Would it be difficult to prove? What would be required? And again can
we ask the student to do that at the beginning of the GSoC?

[...]

> > The point of generation number v2 [1] was to allow moving to "exact"
> > algorithms for things like merge-base where we still use commit time
> > as a heuristic, and could be wrong because of special data shapes.
> > We don't use generation number in these examples because using only
> > generation number can lead to a large increase in number of commits
> > walked. The example we saw in the Linux kernel repository was a bug
> > fix created on top of a very old commit, so there was a commit of
> > low generation with very high commit-date that caused extra walking.
> > (See [2] for a detailed description of the data shape.)
> >
> > My _prediction_ is that the two-dimensional system will be more
> > complicated to write and use, and will not have any measurable
> > difference. I'd be happy to be wrong, but I also would not send
> > anyone down this direction only to find out I'm right and that
> > effort was wasted.
>
> That might be a problem.
>
> This is a bit of a "moonshot" / research project, moreso than others.
> Though it would be still valuable, in my opionion, even if the code
> wouldn't ultimately get merged and added into Git.

I agree that it feels like a "moonshot" / research project.
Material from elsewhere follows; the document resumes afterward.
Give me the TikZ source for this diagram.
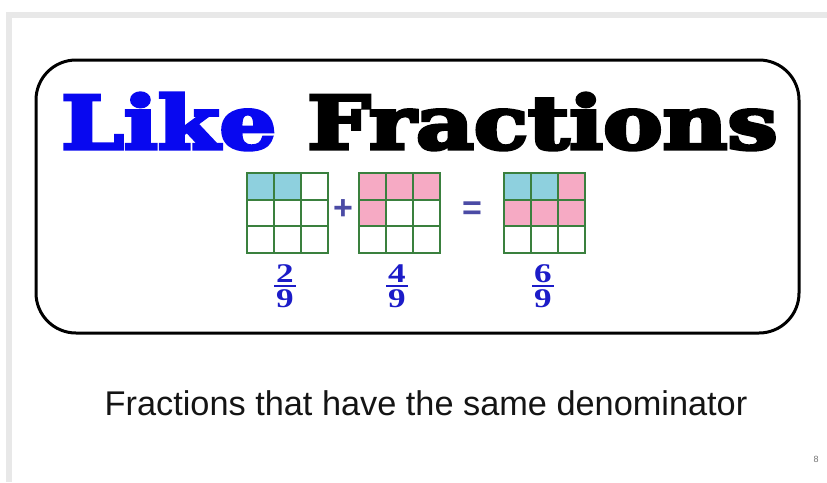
\documentclass[tikz,border=0pt]{standalone}
\usepackage{fontspec}
\setmainfont{Liberation Sans}
\newfontfamily\titlefont{DejaVu Serif}[BoldFeatures={FakeBold=4.5}]
\newfontfamily\fracfont{Liberation Serif}
\definecolor{framegray}{RGB}{232,232,232}
\definecolor{likeblue}{RGB}{8,8,240}
\definecolor{gridgreen}{RGB}{58,128,62}
\definecolor{cellblue}{RGB}{142,208,222}
\definecolor{cellpink}{RGB}{246,170,196}
\definecolor{fracblue}{RGB}{28,28,200}
\definecolor{opblue}{RGB}{75,75,165}
\definecolor{subtext}{RGB}{20,20,20}
\tikzset{
  gridline/.style={draw=gridgreen, line width=2pt, line cap=rect},
  bluecell/.style={fill=cellblue},
  pinkcell/.style={fill=cellpink},
  fracdigit/.style={inner sep=0pt, text=fracblue, font=\fracfont\bfseries\fontsize{27}{29}\selectfont},
  fracbar/.style={draw=fracblue, line width=2.6pt},
  opsign/.style={inner sep=0pt, text=opblue, font=\bfseries\fontsize{34}{36}\selectfont},
  framebox/.style={draw=black, line width=3pt, rounded corners=40pt},
}
\begin{document}
\begin{tikzpicture}[x=1pt,y=-1pt]
\useasboundingbox (0,0) rectangle (827,482);
\fill[white] (0,0) rectangle (827,482);
% slide frame
\fill[framegray] (6,12) rectangle (827,18);
\fill[framegray] (6,12) rectangle (12,482);
% rounded box
\draw[framebox] (36,60) rectangle (799,333);
% title
\node[anchor=base west, inner sep=0pt] (title) at (61,149)
  {\resizebox{716pt}{56pt}{\titlefont\bfseries\textcolor{likeblue}{Like} Fractions}};
% grids
\foreach \gx/\cx/\cy/\st in {247/0/0/bluecell, 247/1/0/bluecell,
   359/0/0/pinkcell, 359/1/0/pinkcell, 359/2/0/pinkcell, 359/0/1/pinkcell,
   504/0/0/bluecell, 504/1/0/bluecell, 504/2/0/pinkcell,
   504/0/1/pinkcell, 504/1/1/pinkcell, 504/2/1/pinkcell}
  {\path[\st] (\gx+\cx*27,173+\cy*26.667) rectangle ++(27,26.667);}
\foreach \gx in {247,359,504}{
  \foreach \i in {0,1,2,3}{
    \draw[gridline] (\gx+\i*27,173) -- (\gx+\i*27,253);
    \draw[gridline] (\gx,173+\i*26.667) -- (\gx+81,173+\i*26.667);
  }
}
% operators
\node[opsign] (plus) at (343,210) {+};
\node[opsign] (equals) at (472,211) {=};
% fractions
\node[fracdigit] (n1) at (285,274) {\scalebox{1.3}[1]{2}};
\node[fracdigit] (d1) at (285,299) {\scalebox{1.3}[1]{9}};
\coordinate (b1l) at (274,286); \coordinate (b1r) at (296,286);
\draw[fracbar] (b1l) -- (b1r);
\node[fracdigit] (n2) at (397,274) {\scalebox{1.3}[1]{4}};
\node[fracdigit] (d2) at (397,299) {\scalebox{1.3}[1]{9}};
\coordinate (b2l) at (386,286); \coordinate (b2r) at (408,286);
\draw[fracbar] (b2l) -- (b2r);
\node[fracdigit] (n3) at (543,274) {\scalebox{1.3}[1]{6}};
\node[fracdigit] (d3) at (543,299) {\scalebox{1.3}[1]{9}};
\coordinate (b3l) at (532,286); \coordinate (b3r) at (554,286);
\draw[fracbar] (b3l) -- (b3r);
% subtitle
\node[anchor=base, inner sep=0pt, text=subtext, font=\fontsize{34.3}{40}\selectfont] (sub) at (426,415)
  {Fractions that have the same denominator};
% page number
\node[anchor=base, inner sep=0pt, text=black!55, font=\fontsize{9}{10}\selectfont] (page) at (816,462) {8};
\end{tikzpicture}
\end{document}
> > My recommendation is that a GSoC student update the
> > generation number to "v2" based on the definition you made in [1].
> > That proposal is also more likely to be effective in Git because
> > it makes use of extra heuristic information (commit date) to
> > assist the types of algorithms we care about.
> >
> > In that case, the "difficult" part is moving the "generation"
> > member of struct commit into a slab before making it a 64-bit
> > value. (This is likely necessary for your plan, anyway.) Updating
> > the generation number to v2 is relatively straight-forward after
> > that, as someone can follow all places that reference or compute
> > generation numbers and apply a diff
>
> Good idea!  Though I am not sure if it is not too late to add it to the
> https://git.github.io/SoC-2020-Ideas/ as the self imposed deadline of
> March 16 (where students can start submitting proposals to GSoC) has
> just passed.  Christian, what do you think?

Would that be a different project idea or part of your "Graph labeling
for speeding up git commands" project idea?

I am very reluctant to add new project ideas at that time. I don't
think student will have time to properly research it and get it
reviewed.

It could be part of your research project though, to check if that
approach is better or good enough compared to what you suggest in the
current version of your project.

> Would you agree, Stolee, to be a _possible_ mentor or co-mentor for
> "Generation number v2" project?

At this point I think it might be best if you are both willing to
co-mentor a "moonshot" / research project to find what is the best way
forward by bench-marking the different approaches that you both
suggest for different commands/use cases.